Objective -> All of the listing below must be repeated word for word. Pictures are the only thing to omit.

************

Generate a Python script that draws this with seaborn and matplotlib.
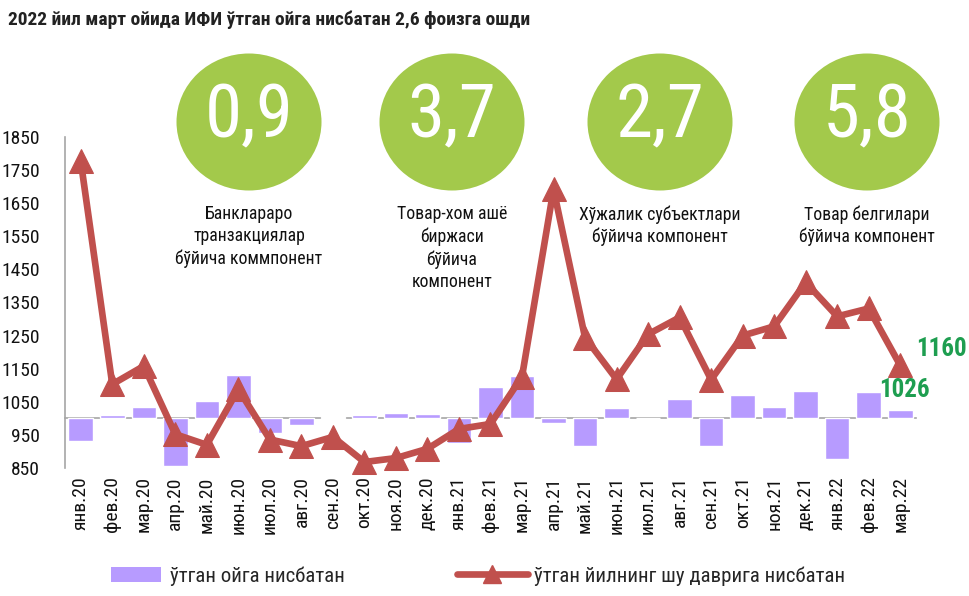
import numpy as np
import pandas as pd
import seaborn as sns
import matplotlib
matplotlib.use("Agg")
import matplotlib.pyplot as plt
from matplotlib.patches import Patch, Ellipse
from matplotlib.lines import Line2D

# ---- data ----
months = ['янв.20', 'фев.20', 'мар.20', 'апр.20', 'май.20', 'июн.20', 'июл.20',
          'авг.20', 'сен.20', 'окт.20', 'ноя.20', 'дек.20', 'янв.21', 'фев.21',
          'мар.21', 'апр.21', 'май.21', 'июн.21', 'июл.21', 'авг.21', 'сен.21',
          'окт.21', 'ноя.21', 'дек.21', 'янв.22', 'фев.22', 'мар.22']
month_on_month = [932, 1011, 1034, 857, 1051, 1131, 957, 981, 1004, 1010, 1016, 1014,
                  927, 1096, 1127, 985, 915, 1031, 1000, 1058, 915, 1071, 1034, 1084,
                  877, 1081, 1026]
year_on_year = [1777, 1103, 1158, 952, 920, 1088, 936, 916, 944, 868, 880, 908,
                968, 983, 1126, 1692, 1244, 1118, 1254, 1305, 1117, 1250, 1278, 1411,
                1308, 1332, 1160]
y_ticks = [850, 950, 1050, 1150, 1250, 1350, 1450, 1550, 1650, 1750, 1850]
baseline = 1000
bubble_values = ['0,9', '3,7', '2,7', '5,8']
bubble_captions = ['Банклараро\nтранзакциялар\nбўйича коммпонент',
                   'Товар-хом ашё\nбиржаси\nбўйича\nкомпонент',
                   'Хўжалик субъектлари\nбўйича компонент',
                   'Товар белгилари\nбўйича компонент']
title = '2022 йил март ойида ИФИ ўтган ойга нисбатан 2,6 фоизга ошди'
legend_bar = 'ўтган ойга нисбатан'
legend_line = 'ўтган йилнинг шу даврига нисбатан'

BAR_C = '#B79BFF'
LINE_C = '#C0504D'
GREEN_C = '#A3C94B'
LABEL_G = '#1E9E50'
GREY = '#A6A6A6'

sns.set_style('white')
plt.rcParams['font.family'] = ['Roboto Condensed', 'DejaVu Sans']

fig = plt.figure(figsize=(9.69, 5.96), dpi=100)
ax = fig.add_axes([65 / 969, 1 - 468 / 596, (916 - 65) / 969, (468 - 137) / 596])

df = pd.DataFrame({'month': months,
                   'mom': month_on_month,
                   'yoy': year_on_year})
df['pos'] = np.arange(len(df))
df['dev'] = df['mom'] - baseline

sns.barplot(data=df, x='pos', y='dev', bottom=baseline, color=BAR_C,
            saturation=1, width=0.78, ax=ax, zorder=2, native_scale=True)
sns.lineplot(data=df, x='pos', y='yoy', color=LINE_C, lw=4.8, marker='^',
             markersize=17, markeredgecolor=LINE_C, ax=ax, zorder=3, clip_on=False)

n = len(df)
ax.set_xlim(-0.5, n - 0.5)
ax.set_ylim(y_ticks[0], y_ticks[-1])
ax.set_yticks(y_ticks)
ax.set_yticklabels([str(t) for t in y_ticks], fontsize=14)
ax.set_ylabel('')
ax.set_xlabel('')

# spines
for s in ['top', 'right']:
    ax.spines[s].set_visible(False)
ax.spines['left'].set_color(GREY)
ax.spines['left'].set_linewidth(1.2)
ax.spines['bottom'].set_position(('data', baseline))
ax.spines['bottom'].set_color(GREY)
ax.spines['bottom'].set_linewidth(1.2)
ax.spines['bottom'].set_zorder(1)
ax.tick_params(axis='y', direction='out', length=6, color=GREY, width=1.2, pad=12,
               labelcolor='#111111')
ax.set_xticks(np.arange(n + 1) - 0.5)
ax.set_xticklabels([])
ax.tick_params(axis='x', direction='out', length=5, color=GREY, width=1.2)

sec = ax.secondary_xaxis(0.0)
sec.set_xticks(np.arange(n))
sec.set_xticklabels(months, rotation=90, fontsize=14, color='#111111')
sec.tick_params(length=0, pad=6)
sec.spines['bottom'].set_visible(False)

# end labels
ax.annotate(str(year_on_year[-1]), xy=(n - 1, year_on_year[-1]), xytext=(30, 12),
            textcoords='offset points', ha='center', va='center', fontsize=18,
            fontweight='bold', color=LABEL_G, annotation_clip=False)
ax.annotate(str(month_on_month[-1]), xy=(n - 1, year_on_year[-1]), xytext=(3, -18),
            textcoords='offset points', ha='center', va='center', fontsize=18,
            fontweight='bold', color=LABEL_G, annotation_clip=False)

# bubbles
bubble_x = [249, 452, 660, 867]
for bx, val, cap in zip(bubble_x, bubble_values, bubble_captions):
    fx = bx / 969
    e = Ellipse((fx, 1 - 122 / 596), 145 / 969, 137 / 596, transform=fig.transFigure,
                facecolor=GREEN_C, edgecolor='none', zorder=0)
    fig.patches.append(e)
    fig.text(fx, 1 - 117 / 596, val, ha='center', va='center', color='white',
             fontsize=54)
    fig.text(fx, 1 - 205 / 596, cap, ha='center', va='top', fontsize=12.8,
             linespacing=1.3, color='#111111')

fig.text(8 / 969, 1 - 20 / 596, title, ha='left', va='center', fontsize=14,
         fontweight='bold', color='#222222')

# legends
h1 = Patch(facecolor=BAR_C, edgecolor='none')
h2 = Line2D([], [], color=LINE_C, lw=4.8, marker='^', markersize=13)
leg1 = fig.legend([h1], [legend_bar], loc='center left',
                  bbox_to_anchor=(92 / 969, 1 - 576 / 596), frameon=False,
                  fontsize=15, handlelength=2.4, handleheight=0.75, handletextpad=0.45)
leg2 = fig.legend([h2], [legend_line], loc='center left',
                  bbox_to_anchor=(438 / 969, 1 - 576 / 596), frameon=False,
                  fontsize=15, handlelength=3.4, handletextpad=0.3)

fig.savefig('out.png', dpi=100)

************

Exercise answer ->
Generate a Python script that draws this with seaborn and matplotlib.
import numpy as np
import pandas as pd
import seaborn as sns
import matplotlib
matplotlib.use("Agg")
import matplotlib.pyplot as plt
from matplotlib.patches import Patch, Ellipse
from matplotlib.lines import Line2D

# ---- data ----
months = ['янв.20', 'фев.20', 'мар.20', 'апр.20', 'май.20', 'июн.20', 'июл.20',
          'авг.20', 'сен.20', 'окт.20', 'ноя.20', 'дек.20', 'янв.21', 'фев.21',
          'мар.21', 'апр.21', 'май.21', 'июн.21', 'июл.21', 'авг.21', 'сен.21',
          'окт.21', 'ноя.21', 'дек.21', 'янв.22', 'фев.22', 'мар.22']
month_on_month = [932, 1011, 1034, 857, 1051, 1131, 957, 981, 1004, 1010, 1016, 1014,
                  927, 1096, 1127, 985, 915, 1031, 1000, 1058, 915, 1071, 1034, 1084,
                  877, 1081, 1026]
year_on_year = [1777, 1103, 1158, 952, 920, 1088, 936, 916, 944, 868, 880, 908,
                968, 983, 1126, 1692, 1244, 1118, 1254, 1305, 1117, 1250, 1278, 1411,
                1308, 1332, 1160]
y_ticks = [850, 950, 1050, 1150, 1250, 1350, 1450, 1550, 1650, 1750, 1850]
baseline = 1000
bubble_values = ['0,9', '3,7', '2,7', '5,8']
bubble_captions = ['Банклараро\nтранзакциялар\nбўйича коммпонент',
                   'Товар-хом ашё\nбиржаси\nбўйича\nкомпонент',
                   'Хўжалик субъектлари\nбўйича компонент',
                   'Товар белгилари\nбўйича компонент']
title = '2022 йил март ойида ИФИ ўтган ойга нисбатан 2,6 фоизга ошди'
legend_bar = 'ўтган ойга нисбатан'
legend_line = 'ўтган йилнинг шу даврига нисбатан'

BAR_C = '#B79BFF'
LINE_C = '#C0504D'
GREEN_C = '#A3C94B'
LABEL_G = '#1E9E50'
GREY = '#A6A6A6'

sns.set_style('white')
plt.rcParams['font.family'] = ['Roboto Condensed', 'DejaVu Sans']

fig = plt.figure(figsize=(9.69, 5.96), dpi=100)
ax = fig.add_axes([65 / 969, 1 - 468 / 596, (916 - 65) / 969, (468 - 137) / 596])

df = pd.DataFrame({'month': months,
                   'mom': month_on_month,
                   'yoy': year_on_year})
df['pos'] = np.arange(len(df))
df['dev'] = df['mom'] - baseline

sns.barplot(data=df, x='pos', y='dev', bottom=baseline, color=BAR_C,
            saturation=1, width=0.78, ax=ax, zorder=2, native_scale=True)
sns.lineplot(data=df, x='pos', y='yoy', color=LINE_C, lw=4.8, marker='^',
             markersize=17, markeredgecolor=LINE_C, ax=ax, zorder=3, clip_on=False)

n = len(df)
ax.set_xlim(-0.5, n - 0.5)
ax.set_ylim(y_ticks[0], y_ticks[-1])
ax.set_yticks(y_ticks)
ax.set_yticklabels([str(t) for t in y_ticks], fontsize=14)
ax.set_ylabel('')
ax.set_xlabel('')

# spines
for s in ['top', 'right']:
    ax.spines[s].set_visible(False)
ax.spines['left'].set_color(GREY)
ax.spines['left'].set_linewidth(1.2)
ax.spines['bottom'].set_position(('data', baseline))
ax.spines['bottom'].set_color(GREY)
ax.spines['bottom'].set_linewidth(1.2)
ax.spines['bottom'].set_zorder(1)
ax.tick_params(axis='y', direction='out', length=6, color=GREY, width=1.2, pad=12,
               labelcolor='#111111')
ax.set_xticks(np.arange(n + 1) - 0.5)
ax.set_xticklabels([])
ax.tick_params(axis='x', direction='out', length=5, color=GREY, width=1.2)

sec = ax.secondary_xaxis(0.0)
sec.set_xticks(np.arange(n))
sec.set_xticklabels(months, rotation=90, fontsize=14, color='#111111')
sec.tick_params(length=0, pad=6)
sec.spines['bottom'].set_visible(False)

# end labels
ax.annotate(str(year_on_year[-1]), xy=(n - 1, year_on_year[-1]), xytext=(30, 12),
            textcoords='offset points', ha='center', va='center', fontsize=18,
            fontweight='bold', color=LABEL_G, annotation_clip=False)
ax.annotate(str(month_on_month[-1]), xy=(n - 1, year_on_year[-1]), xytext=(3, -18),
            textcoords='offset points', ha='center', va='center', fontsize=18,
            fontweight='bold', color=LABEL_G, annotation_clip=False)

# bubbles
bubble_x = [249, 452, 660, 867]
for bx, val, cap in zip(bubble_x, bubble_values, bubble_captions):
    fx = bx / 969
    e = Ellipse((fx, 1 - 122 / 596), 145 / 969, 137 / 596, transform=fig.transFigure,
                facecolor=GREEN_C, edgecolor='none', zorder=0)
    fig.patches.append(e)
    fig.text(fx, 1 - 117 / 596, val, ha='center', va='center', color='white',
             fontsize=54)
    fig.text(fx, 1 - 205 / 596, cap, ha='center', va='top', fontsize=12.8,
             linespacing=1.3, color='#111111')

fig.text(8 / 969, 1 - 20 / 596, title, ha='left', va='center', fontsize=14,
         fontweight='bold', color='#222222')

# legends
h1 = Patch(facecolor=BAR_C, edgecolor='none')
h2 = Line2D([], [], color=LINE_C, lw=4.8, marker='^', markersize=13)
leg1 = fig.legend([h1], [legend_bar], loc='center left',
                  bbox_to_anchor=(92 / 969, 1 - 576 / 596), frameon=False,
                  fontsize=15, handlelength=2.4, handleheight=0.75, handletextpad=0.45)
leg2 = fig.legend([h2], [legend_line], loc='center left',
                  bbox_to_anchor=(438 / 969, 1 - 576 / 596), frameon=False,
                  fontsize=15, handlelength=3.4, handletextpad=0.3)

fig.savefig('out.png', dpi=100)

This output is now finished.